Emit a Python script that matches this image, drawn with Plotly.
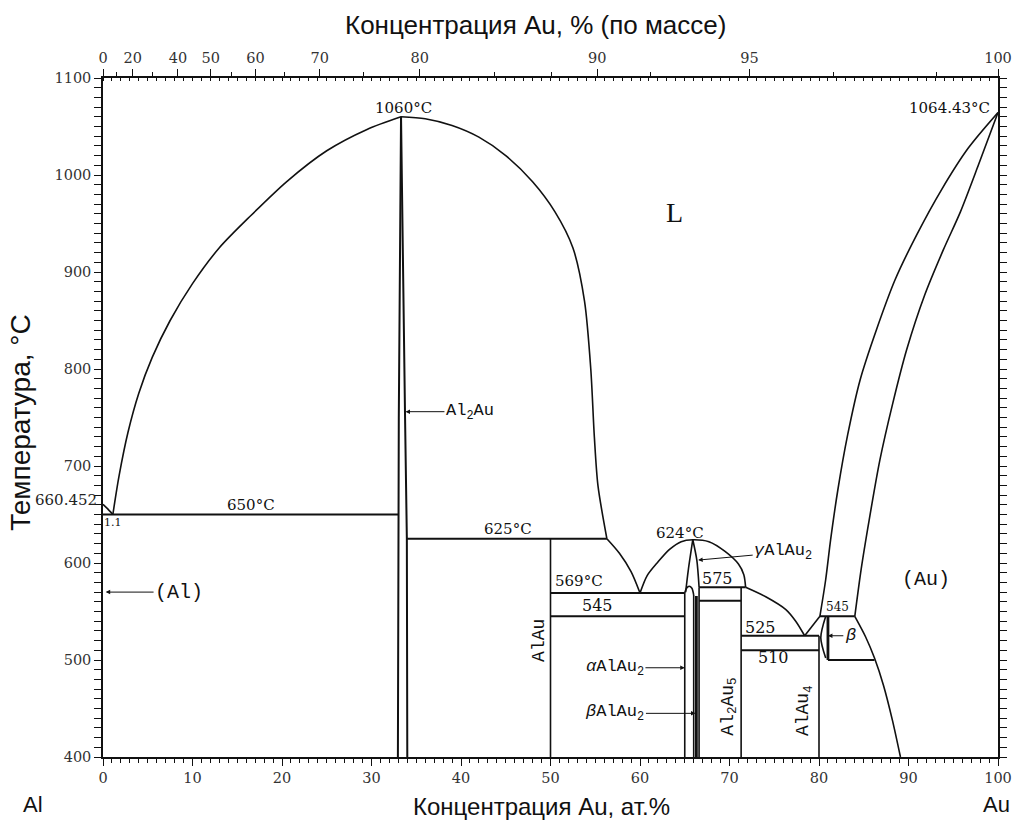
import plotly.graph_objects as go

# ---------------- data (at.% Au, °C) ----------------
T_AL_MELT = 660.452
T_AU_MELT = 1064.43
AU_MASS = 196.97
AL_MASS = 26.98

# Al-side liquidus
al_liq_x = [0.0, 0.5, 1.1]
al_liq_t = [T_AL_MELT, 656.0, 650.0]

# Al2Au liquidus, left and right branches
al2au_liqL_x = [1.1, 1.8, 2.8, 4.0, 5.5, 7.5, 10.0, 13.0, 16.5, 20.5, 25.0, 29.5, 33.3]
al2au_liqL_t = [650, 690, 735, 775, 812, 850, 888, 925, 958, 993, 1025, 1047, 1060]
al2au_liqR_x = [33.3, 36.0, 39.0, 42.0, 45.0, 48.0, 50.5, 52.5, 53.8, 54.5, 54.9, 55.3, 56.3]
al2au_liqR_t = [1060, 1058, 1051, 1039, 1020, 993, 962, 925, 870, 800, 730, 680, 625]

# liquidus 625 -> eutectic 569
liq_b_x = [56.3, 57.7, 59.0, 60.0]
liq_b_t = [625, 610, 591, 569]

# gamma AlAu2 liquidus dome
gam_liq_x = [60.0, 60.8, 62.0, 63.3, 64.6, 65.9, 67.7, 69.5, 71.0, 71.6, 71.8]
gam_liq_t = [569, 587, 601, 614, 622, 624, 622, 612, 599, 588, 575]

# liquidus 575 -> eutectic 525
liq_c_x = [71.8, 74.1, 76.3, 77.4, 78.4]
liq_c_t = [575, 565, 552, 540, 525]

# Au-side liquidus
liq_d_x = [78.4, 80.1]
liq_d_t = [525, 545]
au_liq_x = [80.1, 80.75, 81.3, 82.1, 83.2, 84.6, 86.4, 88.5, 90.9, 93.7, 96.7, 100]
au_liq_t = [545, 583, 624, 675, 732, 789, 840, 892, 938, 985, 1028, T_AU_MELT]

# (Au) solidus and solvus
au_sol_x = [84.0, 84.7, 85.6, 86.8, 88.2, 89.8, 91.8, 93.9, 95.8, 97.8, 100]
au_sol_t = [545, 593, 644, 706, 763, 820, 876, 923, 962, 1010, T_AU_MELT]
au_solv_x = [84.0, 85.2, 86.2, 87.2, 88.2, 89.1]
au_solv_t = [545, 524, 502, 474, 438, 400]

# Al2Au compound boundaries
al2au_L_x = [32.95, 33.0, 33.05, 33.3]
al2au_L_t = [400, 650, 750, 1060]
al2au_R_x = [34.0, 33.95, 33.75, 33.3]
al2au_R_t = [400, 625, 750, 1060]

# gamma AlAu2 boundaries
gam_L_x = [65.9, 65.4, 65.1]
gam_L_t = [624, 593, 570]
gam_R_x = [65.9, 66.35, 66.6]
gam_R_t = [624, 603, 575]

# alpha AlAu2 top hump
alp_hump_x = [65.0, 65.2, 65.5, 65.8, 66.0]
alp_hump_t = [569, 574, 576, 574, 567]

# invariant horizontals: (T, x_from, x_to)
iso_T = [650, 625, 569, 545, 575, 561, 525, 510, 545, 500]
iso_x1 = [0.0, 33.95, 50.0, 50.0, 66.6, 66.6, 71.3, 71.3, 80.1, 81.0]
iso_x2 = [33.0, 56.3, 65.0, 65.0, 71.8, 71.3, 80.0, 80.0, 84.0, 86.2]

# vertical phase lines: (x, T_bottom, T_top)
vert_x = [50.0, 65.0, 66.0, 66.6, 71.3, 80.0]
vert_t1 = [400, 400, 400, 400, 400, 400]
vert_t2 = [625, 569, 567, 575, 575, 525]
thick_x = [66.3, 81.0]
thick_t1 = [400, 500]
thick_t2 = [566, 545]

# beta region left boundary
beta_L_x = [80.75, 80.2, 80.75]
beta_L_t = [545, 523, 502]

# top axis (mass %)
wt_labels = [0, 20, 40, 50, 60, 70, 80, 90, 95, 100]
wt_unlabeled = [10, 30, 55, 65, 75, 85, 88, 92, 97, 99]
at_minor = list(range(0, 101))


def wt_to_at(w):
    if w >= 100:
        return 100.0
    a = w / AU_MASS
    b = (100 - w) / AL_MASS
    return 100 * a / (a + b)


fig = go.Figure()

BLACK = "#111111"


def add_line(xs, ts, width=1.6, shape="linear"):
    fig.add_trace(go.Scatter(x=xs, y=ts, mode="lines",
                             line=dict(color=BLACK, width=width, shape=shape, smoothing=0.8),
                             hoverinfo="skip", showlegend=False))


add_line(al_liq_x, al_liq_t, shape="spline")
add_line(al2au_liqL_x, al2au_liqL_t, shape="spline")
add_line(al2au_liqR_x, al2au_liqR_t, shape="spline")
add_line(liq_b_x, liq_b_t, shape="spline")
add_line(gam_liq_x, gam_liq_t, shape="spline")
add_line(liq_c_x, liq_c_t, shape="spline")
add_line(liq_d_x, liq_d_t)
add_line(au_liq_x, au_liq_t, shape="spline")
add_line(au_sol_x, au_sol_t, shape="spline")
add_line(au_solv_x, au_solv_t, shape="spline")
add_line(al2au_L_x, al2au_L_t, width=2.0)
add_line(al2au_R_x, al2au_R_t, width=2.0)
add_line(gam_L_x, gam_L_t, shape="spline")
add_line(gam_R_x, gam_R_t, shape="spline")
add_line(alp_hump_x, alp_hump_t, shape="spline")
add_line(beta_L_x, beta_L_t, shape="spline")

for T, a, b in zip(iso_T, iso_x1, iso_x2):
    add_line([a, b], [T, T], width=2.0)
for x, t1, t2 in zip(vert_x, vert_t1, vert_t2):
    add_line([x, x], [t1, t2], width=1.6)
for x, t1, t2 in zip(thick_x, thick_t1, thick_t2):
    add_line([x, x], [t1, t2], width=2.8)

# helper traces for the top axes
for ax in ("x2", "x3"):
    fig.add_trace(go.Scatter(x=[0, 100], y=[400, 400], xaxis=ax, mode="lines",
                             line=dict(width=0), opacity=0, hoverinfo="skip", showlegend=False))

SERIF = "DejaVu Serif"
MONO = "Liberation Mono"
SANS = "Liberation Sans"

ann = []


def txt(x, y, s, size=15, angle=0, font=SERIF):
    ann.append(dict(x=x, y=y, xref="x", yref="y", text=s, showarrow=False,
                    xanchor="center", yanchor="middle",
                    textangle=angle, font=dict(family=font, size=size, color=BLACK)))


def arrow(x, y, tx, ty, s, size=17):
    ann.append(dict(x=x, y=y, ax=tx, ay=ty, xref="x", yref="y", axref="x", ayref="y",
                    text=s, showarrow=True, arrowhead=2, arrowsize=0.9, arrowwidth=1,
                    arrowcolor=BLACK, font=dict(family=MONO, size=size, color=BLACK)))


txt(33.6, 1069, "1060°C")
txt(94.6, 1069, "1064.43°C")
txt(63.8, 961, "L", size=28, font="Liberation Serif")
txt(1.1, 642, "1.1", size=11)
txt(16.5, 660, "650°C")
txt(45.2, 635, "625°C")
txt(53.2, 581.5, "569°C")
txt(55.2, 556, "545", size=16)
txt(64.5, 631, "624°C")
txt(68.7, 584.5, "575", size=16)
txt(73.5, 534, "525", size=16)
txt(74.9, 503, "510", size=16)
txt(82.1, 554.6, "545", size=12)
txt(92.0, 582.5, "(Au)", size=20, font=MONO)
txt(48.7, 520.6, "AlAu", size=18, angle=-90, font=MONO)
txt(69.9, 451.5, "Al<sub>2</sub>Au<sub>5</sub>", size=18, angle=-90, font=MONO)
txt(78.4, 448, "AlAu<sub>4</sub>", size=18, angle=-90, font=MONO)
ann.append(dict(x=0, y=T_AL_MELT, xref="x", yref="y", text="660.452", showarrow=False,
                xanchor="right", yanchor="middle", xshift=-4, yshift=4,
                font=dict(family=SERIF, size=15, color="#222222")))

arrow(0.3, 570, 8.5, 570, "(Al)", size=20)
arrow(33.8, 756, 41.0, 756, "Al<sub>2</sub>Au", size=17)
arrow(65.0, 492, 57.2, 492, "<i>α</i>AlAu<sub>2</sub>", size=17)
arrow(66.2, 445, 57.2, 445, "<i>β</i>AlAu<sub>2</sub>", size=17)
arrow(66.5, 603, 76.0, 611, "<i>γ</i>AlAu<sub>2</sub>", size=17)
arrow(81.0, 525, 83.5, 525, "<i>β</i>", size=17)

# axis titles / element names (paper coordinates)
L, R, T, B = 103, 1007, 78, 757
W, H = R - L, B - T


def px_ann(px, py, s, size=20, angle=0, family=SANS):
    ann.append(dict(x=(px - L) / W, y=(B - py) / H, xref="paper", yref="paper",
                    xanchor="center", yanchor="middle",
                    text=s, showarrow=False, textangle=angle,
                    font=dict(family=family, size=size, color=BLACK)))


px_ann(540, 25, "Концентрация Au, % (по массе)", size=26)
px_ann(546, 806, "Концентрация Au, ат.%", size=24)
px_ann(19, 422, "Температура, °C", size=28, angle=-90)
px_ann(32, 804, "Al", size=22)
px_ann(1005, 804, "Au", size=22)

tickfont = dict(family=SERIF, size=14.5, color="#333333")

fig.update_layout(
    width=1024, height=823,
    margin=dict(l=L, r=1024 - R, t=T, b=823 - B),
    paper_bgcolor="white", plot_bgcolor="white",
    showlegend=False,
    annotations=ann,
    xaxis=dict(range=[0, 100], tickmode="array", tickvals=list(range(0, 101, 10)),
               ticks="outside", ticklen=7, tickwidth=1, tickcolor=BLACK,
               minor=dict(tickmode="array", tickvals=at_minor, ticks="outside", ticklen=4,
                          tickcolor=BLACK, showgrid=False),
               showline=True, linecolor=BLACK, linewidth=1.5, mirror=True,
               showgrid=False, zeroline=False, tickfont=tickfont),
    xaxis2=dict(range=[0, 100], overlaying="x", side="top", anchor="y",
                tickmode="array",
                tickvals=[wt_to_at(w) for w in wt_labels],
                ticktext=[str(w) for w in wt_labels],
                ticks="outside", ticklen=7, tickwidth=1, tickcolor=BLACK,
                minor=dict(tickmode="array", tickvals=at_minor, ticks="inside", ticklen=3,
                           tickcolor=BLACK, showgrid=False),
                showline=True, linecolor=BLACK, linewidth=1.5,
                showgrid=False, zeroline=False, tickfont=tickfont),
    xaxis3=dict(range=[0, 100], overlaying="x", side="top", anchor="y",
                tickmode="array", tickvals=[wt_to_at(w) for w in wt_unlabeled],
                showticklabels=False, ticks="outside", ticklen=5, tickwidth=1,
                tickcolor=BLACK, showline=False, showgrid=False, zeroline=False),
    yaxis=dict(range=[400, 1100], tickmode="array", tickvals=list(range(400, 1101, 100)),
               ticks="outside", ticklen=7, tickwidth=1, tickcolor=BLACK,
               minor=dict(dtick=10, ticks="outside", ticklen=4, tickcolor=BLACK, showgrid=False),
               showline=True, linecolor=BLACK, linewidth=1.5, mirror="allticks",
               showgrid=False, zeroline=False, tickfont=tickfont),
)

fig.write_html("out.html")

——————

## Given problem
From the opening line of the listing above through the line bearing "liq_b_t = [625, 610, 591, 569]", repeat each line exactly. Drop every picture.

## Answer to the problem
Emit a Python script that matches this image, drawn with Plotly.
import plotly.graph_objects as go

# ---------------- data (at.% Au, °C) ----------------
T_AL_MELT = 660.452
T_AU_MELT = 1064.43
AU_MASS = 196.97
AL_MASS = 26.98

# Al-side liquidus
al_liq_x = [0.0, 0.5, 1.1]
al_liq_t = [T_AL_MELT, 656.0, 650.0]

# Al2Au liquidus, left and right branches
al2au_liqL_x = [1.1, 1.8, 2.8, 4.0, 5.5, 7.5, 10.0, 13.0, 16.5, 20.5, 25.0, 29.5, 33.3]
al2au_liqL_t = [650, 690, 735, 775, 812, 850, 888, 925, 958, 993, 1025, 1047, 1060]
al2au_liqR_x = [33.3, 36.0, 39.0, 42.0, 45.0, 48.0, 50.5, 52.5, 53.8, 54.5, 54.9, 55.3, 56.3]
al2au_liqR_t = [1060, 1058, 1051, 1039, 1020, 993, 962, 925, 870, 800, 730, 680, 625]

# liquidus 625 -> eutectic 569
liq_b_x = [56.3, 57.7, 59.0, 60.0]
liq_b_t = [625, 610, 591, 569]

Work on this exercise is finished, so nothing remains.